For over 10 years, Saint Mary’s has facilitated the Diversity Dialogues program which provides an opportunity for students to engage in respectful conversation across differences and learn through that experience. The program, which is done in collaboration with Ivy Tech, is designed to talk about race and issues related to race in a facilitated context, said the director of the Center for Women’s Intercultural Leadership, Mana Derakhshani.
“The program serves as a way to provide students with an opportunity to practice civil discourse on important issues with individuals from different perspectives,”Derakhshani said. “In particular, it is important to have the students from Ivy Tech or other schools participate as they bring diversity to the group in terms of life experiences as well as other aspects of their identity. It also aims to bring together small numbers of community members from different races [and] ethnicities, to learn about and discuss the issue of race and racism in the U.S. and in their community, with the intention of coming up with action plans that the group could implement and thus improve things in their community.”
Senior Elizabeth Innis, who took the course in the spring of 2017, explained that the program invites students to engage with identities and experiences that are essential to the society in which we live today.

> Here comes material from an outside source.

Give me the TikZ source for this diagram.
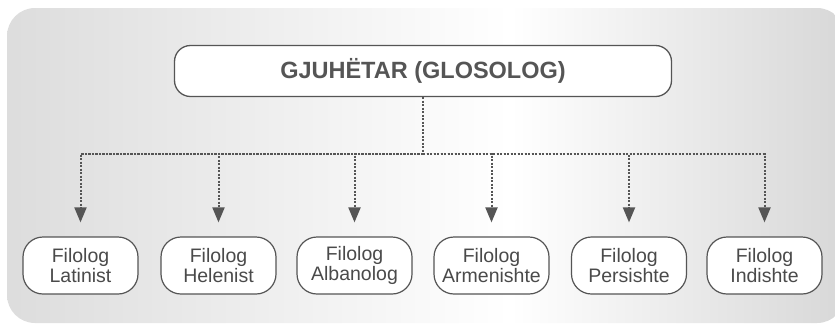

“I believe there is a need for programs like these in all communities, but for Saint Mary’s specifically there is a history of not being very diverse,” she said. “It is not because we are not inclusive, but because nationwide there is a lack of opportunity for and encouragement of minority populations to go to college and succeed. This program is unique in that it invites students who are outside of the Saint Mary’s community to share their thoughts and experiences of diversity and inclusion.”
Innis said the greatest goals of the class include reduction of racism, an increase in inclusivity and a fuller understanding of how racism affects people. The program prompts introspection and engagement through positive action, explained Innis.
“This action could be as simple as changing your own thoughts on a subject, or calling a friend out for a racist comment, to starting a group which seeks to teach children about racism and how to change it,” she said. “I could not recommend this course enough to students. The dialogue we had with members of the South Bend community was incalculable. I learned so much about myself and all the people involved, and I believe we are all better off because of it.”
Julie Storme, the co-founder of the program and professor of modern languages and intercultural studies, said for her this program is one of the most concrete ways that Saint Mary’s prepares women to make a difference in the world.
“Diversity Dialogues is meant to help lay a foundation of understanding among individuals who have different lived-experiences,” Storme said. “Furthermore, it strives to show that this kind of understanding needs to be taken beyond Saint Mary’s as members of our community interact, live and move to other communities or other work-study environments. I hope that it makes Saint Mary's a more inclusive and welcoming to everyone community. I also hope that the student-participants who take it move out in the world ready to listen to others who are different from them and willing to witness how difference is lived in this country and eager to speak the truth they learn.”